For me the qualities I look for in a good narrator is someone who reads as if he’s telling a friend a story at a bar.
I like an inviting narrator that’s easy to get in a rhythm with his words.
I too prefer some inflection between character voices as it helps me keep the thread of the story going in my mind. Nothing too crazy though.
Also don’t worry about reading everything perfectly clear, a flub now and then is human, and doesn’t really bother me. No narration is perfect.
The only other thing I can think of is, a good narrator tends to read dialogue faster, which I like. If you read it in the same pace as everything else it tends to get stale. Punch it up!
I think you have a great set of pipes, and I look forward to hearing your new book.
Go to http://www.aripublishing.com click Writing and publishing tips on the toolbar and scroll down to ;How convert your novel to an audio book.’
And the winners are *two-finger drumroll on table top* Rhonda H and Rick Grant. RIck, I emailed you through your website. Just hit me back with an address. Rhonda, email me at dboshea1@gmail.com with your mailing address. Thanks for the helpful hints, all.
If it isn’t too late, I agree with almost all of these comments. I listen five or more hours a week. I’ve had trouble with female narrators who try to fake a male voice. Doesn’t work.
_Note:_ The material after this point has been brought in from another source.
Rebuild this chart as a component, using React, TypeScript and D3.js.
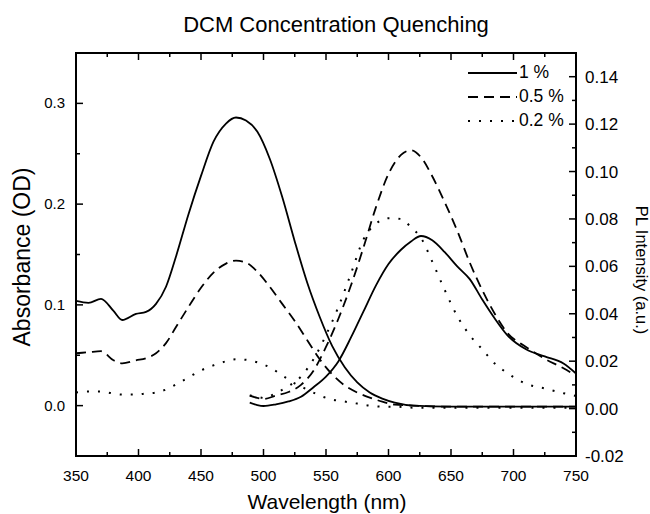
import React, { useEffect, useRef } from 'react';
import * as d3 from 'd3';

// absorbance spectra (left axis, OD)
const absWavelength = [350, 360, 370, 380, 387, 398, 406, 414, 422, 430, 440, 450, 460, 470, 478, 486, 495, 505, 515, 525, 535, 545, 555, 565, 575, 585, 595, 605, 620, 650, 700, 750];
const absSolid = [0.104, 0.102, 0.106, 0.094, 0.085, 0.091, 0.093, 0.101, 0.118, 0.148, 0.19, 0.228, 0.262, 0.28, 0.286, 0.283, 0.272, 0.245, 0.207, 0.163, 0.122, 0.088, 0.059, 0.038, 0.023, 0.013, 0.007, 0.003, 0.0, -0.001, -0.001, -0.001];
const absDashed = [0.052, 0.053, 0.054, 0.045, 0.042, 0.045, 0.047, 0.052, 0.062, 0.078, 0.098, 0.117, 0.132, 0.141, 0.144, 0.142, 0.133, 0.118, 0.101, 0.084, 0.065, 0.046, 0.031, 0.02, 0.013, 0.008, 0.004, 0.001, 0.0, -0.001, -0.001, -0.001];
const absDotted = [0.013, 0.014, 0.014, 0.012, 0.011, 0.011, 0.012, 0.013, 0.016, 0.021, 0.028, 0.035, 0.04, 0.044, 0.046, 0.0455, 0.043, 0.038, 0.03, 0.022, 0.016, 0.01, 0.006, 0.004, 0.002, 0.0, -0.001, -0.001, -0.002, -0.002, -0.002, -0.002];

// photoluminescence spectra (right axis, a.u.)
const plWavelength = [489, 495, 500, 510, 520, 530, 540, 550, 560, 570, 580, 590, 600, 610, 618, 626, 635, 645, 655, 665, 675, 685, 695, 710, 725, 740, 750];
const plSolid = [0.0025, 0.0015, 0.0011, 0.0018, 0.003, 0.005, 0.009, 0.0135, 0.02, 0.03, 0.041, 0.052, 0.061, 0.067, 0.0705, 0.0728, 0.071, 0.066, 0.06, 0.0546, 0.046, 0.038, 0.031, 0.025, 0.022, 0.019, 0.0148];
const plDashed = [0.0055, 0.0045, 0.004, 0.0055, 0.007, 0.01, 0.016, 0.026, 0.038, 0.052, 0.068, 0.085, 0.099, 0.107, 0.109, 0.106, 0.098, 0.087, 0.075, 0.0616, 0.05, 0.04, 0.032, 0.026, 0.021, 0.017, 0.0138];
const plDotted = [0.0055, 0.005, 0.0045, 0.0065, 0.0095, 0.0135, 0.0208, 0.031, 0.043, 0.057, 0.0714, 0.078, 0.0803, 0.08, 0.0765, 0.072, 0.062, 0.05, 0.039, 0.031, 0.025, 0.019, 0.015, 0.0105, 0.0085, 0.0065, 0.0053];

const legendLabels = ['1 %', '0.5 %', '0.2 %'];
const xTicks = [350, 400, 450, 500, 550, 600, 650, 700, 750];
const absTicks = [0.0, 0.1, 0.2, 0.3];
const plTicks = [-0.02, 0.0, 0.02, 0.04, 0.06, 0.08, 0.1, 0.12, 0.14];

const FONT = '"Liberation Sans", Arial, sans-serif';
const dashes = ['none', '10,6', '2,9'];

const App = () => {
  const svgRef = useRef<SVGSVGElement>(null);
  const width = 650;
  const height = 514;

  useEffect(() => {
    const svg = d3.select(svgRef.current);
    svg.selectAll('*').remove();

    const margin = { top: 53, right: 74, bottom: 58, left: 76 };
    const x0 = margin.left;
    const x1 = width - margin.right;
    const y0 = margin.top;
    const y1 = height - margin.bottom;

    const x = d3.scaleLinear().domain([350, 750]).range([x0, x1]);
    const yAbs = d3.scaleLinear().domain([-0.05, 0.35]).range([y1, y0]);
    const yPl = d3.scaleLinear().domain([-0.02, 0.15]).range([y1, y0]);

    svg.append('defs').append('clipPath').attr('id', 'plot-clip')
      .append('rect').attr('x', x0).attr('y', y0).attr('width', x1 - x0).attr('height', y1 - y0);

    // Title
    svg.append('text')
      .attr('x', 336)
      .attr('y', 32)
      .attr('text-anchor', 'middle')
      .style('font-family', FONT)
      .style('font-size', '22px')
      .text('DCM Concentration Quenching');

    const plot = svg.append('g').attr('clip-path', 'url(#plot-clip)');

    const absLine = (vals: number[]) => d3.line<number>()
      .x((_, i) => x(absWavelength[i]))
      .y(d => yAbs(d))
      .curve(d3.curveMonotoneX)(vals);
    const plLine = (vals: number[]) => d3.line<number>()
      .x((_, i) => x(plWavelength[i]))
      .y(d => yPl(d))
      .curve(d3.curveMonotoneX)(vals);

    [absSolid, absDashed, absDotted].forEach((vals, i) => {
      plot.append('path')
        .attr('d', absLine(vals))
        .attr('fill', 'none')
        .attr('stroke', '#000')
        .attr('stroke-width', i === 2 ? 2 : 1.8)
        .attr('stroke-dasharray', dashes[i]);
    });
    [plSolid, plDashed, plDotted].forEach((vals, i) => {
      plot.append('path')
        .attr('d', plLine(vals))
        .attr('fill', 'none')
        .attr('stroke', '#000')
        .attr('stroke-width', i === 2 ? 2 : 1.8)
        .attr('stroke-dasharray', dashes[i]);
    });

    // Frame
    svg.append('rect')
      .attr('x', x0).attr('y', y0)
      .attr('width', x1 - x0).attr('height', y1 - y0)
      .attr('fill', 'none').attr('stroke', '#000').attr('stroke-width', 2);

    const ticks = svg.append('g').attr('stroke', '#000').attr('stroke-width', 1.5);
    const major = 7;
    const minor = 4;

    // X ticks (bottom + top, inward)
    d3.range(350, 751, 25).forEach(v => {
      const len = v % 50 === 0 ? major : minor;
      ticks.append('line').attr('x1', x(v)).attr('x2', x(v)).attr('y1', y1).attr('y2', y1 - len);
      ticks.append('line').attr('x1', x(v)).attr('x2', x(v)).attr('y1', y0).attr('y2', y0 + len);
    });
    // Left ticks
    d3.range(-0.05, 0.351, 0.05).forEach(v => {
      const isMajor = absTicks.some(t => Math.abs(t - v) < 1e-6);
      ticks.append('line').attr('x1', x0).attr('x2', x0 + (isMajor ? major : minor))
        .attr('y1', yAbs(v)).attr('y2', yAbs(v));
    });
    // Right ticks
    d3.range(-0.02, 0.1501, 0.01).forEach(v => {
      const isMajor = plTicks.some(t => Math.abs(t - v) < 1e-6);
      ticks.append('line').attr('x1', x1).attr('x2', x1 - (isMajor ? major : minor))
        .attr('y1', yPl(v)).attr('y2', yPl(v));
    });

    // Tick labels
    xTicks.forEach(v => {
      svg.append('text')
        .attr('x', x(v)).attr('y', 481)
        .attr('text-anchor', 'middle')
        .style('font-family', FONT).style('font-size', '15.5px')
        .text(v);
    });
    absTicks.forEach(v => {
      svg.append('text')
        .attr('x', 65).attr('y', yAbs(v) + 5)
        .attr('text-anchor', 'end')
        .style('font-family', FONT).style('font-size', '15px')
        .text(d3.format('.1f')(v));
    });
    plTicks.forEach(v => {
      svg.append('text')
        .attr('x', 585).attr('y', yPl(v) + 6)
        .attr('text-anchor', 'start')
        .style('font-family', FONT).style('font-size', '17px')
        .text(d3.format('.2f')(v).replace('−', '-'));
    });

    // Axis titles
    svg.append('text')
      .attr('transform', 'translate(22,257) rotate(-90)')
      .attr('text-anchor', 'middle')
      .attr('dominant-baseline', 'central')
      .style('font-family', FONT).style('font-size', '23px')
      .text('Absorbance (OD)');
    svg.append('text')
      .attr('transform', 'translate(642,270) rotate(90)')
      .attr('text-anchor', 'middle')
      .attr('dominant-baseline', 'central')
      .style('font-family', FONT).style('font-size', '16.5px')
      .text('PL Intensity (a.u.)');
    svg.append('text')
      .attr('x', 327).attr('y', 509)
      .attr('text-anchor', 'middle')
      .style('font-family', FONT).style('font-size', '21px')
      .text('Wavelength (nm)');

    // Legend
    const legend = svg.append('g');
    legendLabels.forEach((label, i) => {
      const yPos = 73 + i * 24;
      legend.append('line')
        .attr('x1', 468).attr('x2', 517)
        .attr('y1', yPos).attr('y2', yPos)
        .attr('stroke', '#000').attr('stroke-width', i === 2 ? 2 : 1.8)
        .attr('stroke-dasharray', dashes[i]);
      legend.append('text')
        .attr('x', 519).attr('y', yPos + 5)
        .style('font-family', FONT).style('font-size', '17.5px')
        .text(label);
    });
  }, []);

  return (
    <svg
      ref={svgRef}
      width={width}
      height={height}
      style={{ position: 'absolute', left: 0, top: 0, background: '#fff' }}
    />
  );
};

export default App;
Slight change in inflection works. Avoid acting. Let the listener try to imagine the story. The bar idea is a good one. Since you like Burke, listen to Will Patton. He does a bit more acting in his voice, especially Clete, but I think he gets the characters. BTW, so does Burke think that. Remember that many are listening in a car or other places with noise so do not whisper. Your voice is perfect for this, just watch out that you don’t trail off too far.